Por Domitila Gonzalez
Dr. Fantástico foi lançado no ano de 1964 e daqui já podemos analisar alguns fatos. Enquanto a galera já especulava sobre a Guerra Fria, Kubrick nos presenteava com mais uma película incrível, de humor negro e ácido, colocando em cheque a personalidade dos grandes chefes e, acima de tudo, a capacidade humana de especular sobre absolutamente tudo e fazer de uma mera desconfiança uma guerra nuclear.
Gênio.
Não vou me alongar falando do roteiro, porque é espetacular de tão bom. Transformando elementos não cotidianos em cenas corriqueiras, Kubrick cria o tom da película com facilidade. Imagine só que a amante de um dos generais liga para seu telefone pessoal, no meio de uma convenção sobre a iminência do fim do mundo. Ou que, desesperados, os soldados verificam um código recebido em seu “Livro de Códigos Ultrassecretos”. É como abrir o “Meu Livro de Aventuras” (Up – Altas Aventuras, 2009) e colar um ticket para o Paraíso das Cachoeiras.
Também não vou me alongar falando de Peter Sellers, que dá um show de interpretação ao fazer três personagens ao mesmo tempo (Presidente Muffley, Capitão Lional Mandrake e Dr. Fantástico), deixando claras as mudanças sutis de personalidade.
Aqui, vou falar de Kubrick e suas escolhas.
Vem comigo.
Logo no começo do filme já somos metralhados com informações sobre guerra: aviões, bombas, União Soviética, clima de tensão e… uma música clássica? Sim, uma música clássica.

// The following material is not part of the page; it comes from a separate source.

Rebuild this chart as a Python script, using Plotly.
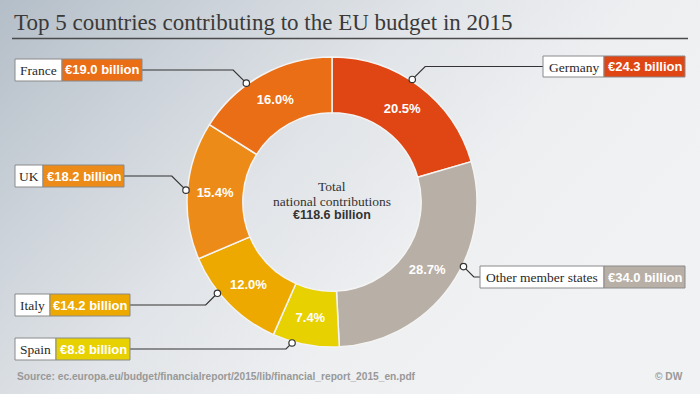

No melhor estilo Laranja Mecânica de subversão musical, no qual Singing In The Rain vira uma ode à violência, aqui, a melodia suave que muito bem poderia embalar Fred Astaire e Ginger Rogers valsando pelo salão, serve como plano de fundo para aviões de bombardeio.

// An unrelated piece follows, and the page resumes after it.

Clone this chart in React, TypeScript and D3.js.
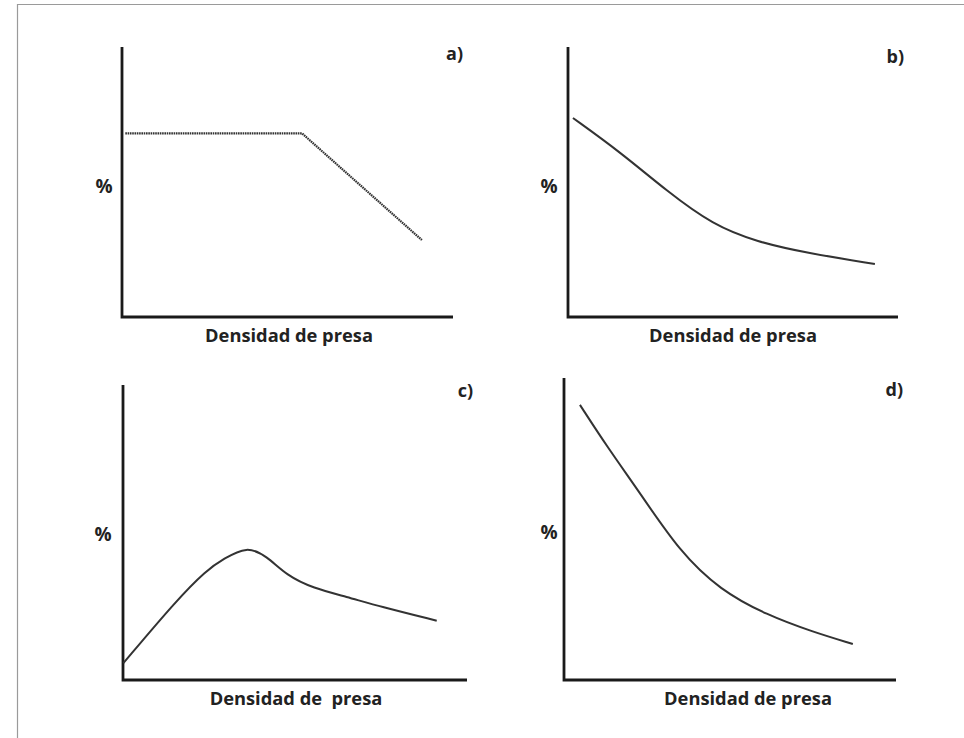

Além da música subvertida, Kubrick foi responsável por criar o humor negro presente durante todo o filme. Podemos percebê-lo no tom usual da conversa com Dmitri, ao telefone; no cartaz dizendo “Peace is our profession” ao fundo de uma cena de troca de tiros; no teor dos diálogos entre os soldados “Os russos estão envolvidos? – Sim. – Oh, céus!”; ou até mesmo na escolha dos nomes dos personagens: há uma alusão clara a Jack, o estripador, com o nome do General Ripper.
Dr. Fantástico recebeu quatro indicações ao Oscar, em 1965: Melhor Roteiro Adaptado, Melhor Ator (Peter Sellers), Melhor Diretor e Melhor Filme. Não levou nenhum prêmio da Academia, mas ganhou 3 BAFTAs no mesmo ano: Melhor Filme Britânico, Melhor filme e Melhor Direção de Arte em um filme Britânico.
A nossa geração – a geração Harry Potter – está acostumada a ir ao cinema para ver filmes de guerra que são construídos na base da narrativa heroica: o mocinho que salva um monte de gente, o herói que encontra o terrorista malvado, o investigador que descobre o esquema de espionagem e impede que o mundo acabe.
Ir de encontro a um filme produzido por Kubrick, cuja sátira é a principal linha de raciocínio dentro de uma narrativa de guerra cujo foco não é o heroísmo, torna-se uma experiência incomum e inquietante. Força o espectador a distanciar-se do que está sendo exibido, provocando um pensamento crítico imediato, diferentemente da imersão proporcionada pelos outros tipos de roteiro mencionados acima.